# start of Data segment

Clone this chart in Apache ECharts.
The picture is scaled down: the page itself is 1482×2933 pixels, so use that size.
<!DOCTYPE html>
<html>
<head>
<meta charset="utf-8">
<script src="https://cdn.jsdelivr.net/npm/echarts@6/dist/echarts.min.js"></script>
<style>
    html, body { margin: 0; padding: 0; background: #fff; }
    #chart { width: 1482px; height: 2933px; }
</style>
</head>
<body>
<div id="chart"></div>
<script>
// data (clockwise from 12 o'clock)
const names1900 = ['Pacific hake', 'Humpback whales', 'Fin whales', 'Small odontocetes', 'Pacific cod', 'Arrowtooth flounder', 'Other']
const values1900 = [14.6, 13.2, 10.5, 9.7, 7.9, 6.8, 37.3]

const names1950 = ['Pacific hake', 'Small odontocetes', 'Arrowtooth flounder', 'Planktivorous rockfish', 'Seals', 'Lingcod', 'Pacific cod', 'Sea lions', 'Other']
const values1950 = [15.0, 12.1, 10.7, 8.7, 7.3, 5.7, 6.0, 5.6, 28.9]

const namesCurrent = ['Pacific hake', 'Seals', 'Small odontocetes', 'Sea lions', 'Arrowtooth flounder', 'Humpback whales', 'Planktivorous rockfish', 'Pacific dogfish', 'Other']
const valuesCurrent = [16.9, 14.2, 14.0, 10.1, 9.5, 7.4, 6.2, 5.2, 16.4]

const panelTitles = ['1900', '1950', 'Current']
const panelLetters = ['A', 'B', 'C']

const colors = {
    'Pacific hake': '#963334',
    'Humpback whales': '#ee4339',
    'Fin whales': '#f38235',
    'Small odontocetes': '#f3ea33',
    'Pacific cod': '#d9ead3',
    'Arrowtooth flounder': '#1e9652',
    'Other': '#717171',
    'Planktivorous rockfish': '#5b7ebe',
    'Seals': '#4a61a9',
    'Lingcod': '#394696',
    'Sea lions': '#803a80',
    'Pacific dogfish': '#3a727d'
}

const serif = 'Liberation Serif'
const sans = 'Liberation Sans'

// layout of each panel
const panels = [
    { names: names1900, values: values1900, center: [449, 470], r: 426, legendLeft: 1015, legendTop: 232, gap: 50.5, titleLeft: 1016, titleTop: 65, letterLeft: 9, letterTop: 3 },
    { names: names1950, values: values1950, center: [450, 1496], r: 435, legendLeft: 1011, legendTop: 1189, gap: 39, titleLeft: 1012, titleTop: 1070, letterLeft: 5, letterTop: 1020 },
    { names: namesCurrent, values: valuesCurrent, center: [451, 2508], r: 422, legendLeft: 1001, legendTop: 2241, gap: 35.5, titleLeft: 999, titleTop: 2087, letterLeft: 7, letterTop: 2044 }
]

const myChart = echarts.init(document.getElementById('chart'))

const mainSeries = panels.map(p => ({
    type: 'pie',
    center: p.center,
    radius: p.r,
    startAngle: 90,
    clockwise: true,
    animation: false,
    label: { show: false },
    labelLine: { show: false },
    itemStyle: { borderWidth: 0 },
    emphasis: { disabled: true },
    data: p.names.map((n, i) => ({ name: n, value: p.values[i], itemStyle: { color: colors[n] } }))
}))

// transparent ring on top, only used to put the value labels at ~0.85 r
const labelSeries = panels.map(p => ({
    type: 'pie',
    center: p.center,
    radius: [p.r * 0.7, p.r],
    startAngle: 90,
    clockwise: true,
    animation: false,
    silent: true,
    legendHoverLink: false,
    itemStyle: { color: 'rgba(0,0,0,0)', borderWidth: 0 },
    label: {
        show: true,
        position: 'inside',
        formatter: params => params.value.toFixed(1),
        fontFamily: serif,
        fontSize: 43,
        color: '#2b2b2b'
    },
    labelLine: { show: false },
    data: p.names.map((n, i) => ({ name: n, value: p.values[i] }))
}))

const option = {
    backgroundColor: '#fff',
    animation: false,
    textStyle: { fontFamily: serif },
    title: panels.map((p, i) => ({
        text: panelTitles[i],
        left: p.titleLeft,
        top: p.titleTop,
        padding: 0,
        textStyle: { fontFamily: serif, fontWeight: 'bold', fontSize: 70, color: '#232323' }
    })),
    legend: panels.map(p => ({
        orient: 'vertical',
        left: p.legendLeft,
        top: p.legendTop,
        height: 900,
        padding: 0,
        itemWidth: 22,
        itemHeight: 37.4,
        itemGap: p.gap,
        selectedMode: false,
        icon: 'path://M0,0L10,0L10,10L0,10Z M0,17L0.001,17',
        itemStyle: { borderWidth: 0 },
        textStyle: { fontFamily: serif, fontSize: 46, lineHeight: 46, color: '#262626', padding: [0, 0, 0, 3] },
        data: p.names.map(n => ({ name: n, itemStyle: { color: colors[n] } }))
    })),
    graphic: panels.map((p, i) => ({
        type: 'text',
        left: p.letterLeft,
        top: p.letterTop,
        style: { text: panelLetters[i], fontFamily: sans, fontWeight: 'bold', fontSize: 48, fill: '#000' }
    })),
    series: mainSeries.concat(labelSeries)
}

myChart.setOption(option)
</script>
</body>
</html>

# end of Data segment

• [Challenge]:
Go through the listing and copy all of it exactly.

• [Problem solution]:
Clone this chart in Apache ECharts.
The picture is scaled down: the page itself is 1482×2933 pixels, so use that size.
<!DOCTYPE html>
<html>
<head>
<meta charset="utf-8">
<script src="https://cdn.jsdelivr.net/npm/echarts@6/dist/echarts.min.js"></script>
<style>
    html, body { margin: 0; padding: 0; background: #fff; }
    #chart { width: 1482px; height: 2933px; }
</style>
</head>
<body>
<div id="chart"></div>
<script>
// data (clockwise from 12 o'clock)
const names1900 = ['Pacific hake', 'Humpback whales', 'Fin whales', 'Small odontocetes', 'Pacific cod', 'Arrowtooth flounder', 'Other']
const values1900 = [14.6, 13.2, 10.5, 9.7, 7.9, 6.8, 37.3]

const names1950 = ['Pacific hake', 'Small odontocetes', 'Arrowtooth flounder', 'Planktivorous rockfish', 'Seals', 'Lingcod', 'Pacific cod', 'Sea lions', 'Other']
const values1950 = [15.0, 12.1, 10.7, 8.7, 7.3, 5.7, 6.0, 5.6, 28.9]

const namesCurrent = ['Pacific hake', 'Seals', 'Small odontocetes', 'Sea lions', 'Arrowtooth flounder', 'Humpback whales', 'Planktivorous rockfish', 'Pacific dogfish', 'Other']
const valuesCurrent = [16.9, 14.2, 14.0, 10.1, 9.5, 7.4, 6.2, 5.2, 16.4]

const panelTitles = ['1900', '1950', 'Current']
const panelLetters = ['A', 'B', 'C']

const colors = {
    'Pacific hake': '#963334',
    'Humpback whales': '#ee4339',
    'Fin whales': '#f38235',
    'Small odontocetes': '#f3ea33',
    'Pacific cod': '#d9ead3',
    'Arrowtooth flounder': '#1e9652',
    'Other': '#717171',
    'Planktivorous rockfish': '#5b7ebe',
    'Seals': '#4a61a9',
    'Lingcod': '#394696',
    'Sea lions': '#803a80',
    'Pacific dogfish': '#3a727d'
}

const serif = 'Liberation Serif'
const sans = 'Liberation Sans'

// layout of each panel
const panels = [
    { names: names1900, values: values1900, center: [449, 470], r: 426, legendLeft: 1015, legendTop: 232, gap: 50.5, titleLeft: 1016, titleTop: 65, letterLeft: 9, letterTop: 3 },
    { names: names1950, values: values1950, center: [450, 1496], r: 435, legendLeft: 1011, legendTop: 1189, gap: 39, titleLeft: 1012, titleTop: 1070, letterLeft: 5, letterTop: 1020 },
    { names: namesCurrent, values: valuesCurrent, center: [451, 2508], r: 422, legendLeft: 1001, legendTop: 2241, gap: 35.5, titleLeft: 999, titleTop: 2087, letterLeft: 7, letterTop: 2044 }
]

const myChart = echarts.init(document.getElementById('chart'))

const mainSeries = panels.map(p => ({
    type: 'pie',
    center: p.center,
    radius: p.r,
    startAngle: 90,
    clockwise: true,
    animation: false,
    label: { show: false },
    labelLine: { show: false },
    itemStyle: { borderWidth: 0 },
    emphasis: { disabled: true },
    data: p.names.map((n, i) => ({ name: n, value: p.values[i], itemStyle: { color: colors[n] } }))
}))

// transparent ring on top, only used to put the value labels at ~0.85 r
const labelSeries = panels.map(p => ({
    type: 'pie',
    center: p.center,
    radius: [p.r * 0.7, p.r],
    startAngle: 90,
    clockwise: true,
    animation: false,
    silent: true,
    legendHoverLink: false,
    itemStyle: { color: 'rgba(0,0,0,0)', borderWidth: 0 },
    label: {
        show: true,
        position: 'inside',
        formatter: params => params.value.toFixed(1),
        fontFamily: serif,
        fontSize: 43,
        color: '#2b2b2b'
    },
    labelLine: { show: false },
    data: p.names.map((n, i) => ({ name: n, value: p.values[i] }))
}))

const option = {
    backgroundColor: '#fff',
    animation: false,
    textStyle: { fontFamily: serif },
    title: panels.map((p, i) => ({
        text: panelTitles[i],
        left: p.titleLeft,
        top: p.titleTop,
        padding: 0,
        textStyle: { fontFamily: serif, fontWeight: 'bold', fontSize: 70, color: '#232323' }
    })),
    legend: panels.map(p => ({
        orient: 'vertical',
        left: p.legendLeft,
        top: p.legendTop,
        height: 900,
        padding: 0,
        itemWidth: 22,
        itemHeight: 37.4,
        itemGap: p.gap,
        selectedMode: false,
        icon: 'path://M0,0L10,0L10,10L0,10Z M0,17L0.001,17',
        itemStyle: { borderWidth: 0 },
        textStyle: { fontFamily: serif, fontSize: 46, lineHeight: 46, color: '#262626', padding: [0, 0, 0, 3] },
        data: p.names.map(n => ({ name: n, itemStyle: { color: colors[n] } }))
    })),
    graphic: panels.map((p, i) => ({
        type: 'text',
        left: p.letterLeft,
        top: p.letterTop,
        style: { text: panelLetters[i], fontFamily: sans, fontWeight: 'bold', fontSize: 48, fill: '#000' }
    })),
    series: mainSeries.concat(labelSeries)
}

myChart.setOption(option)
</script>
</body>
</html>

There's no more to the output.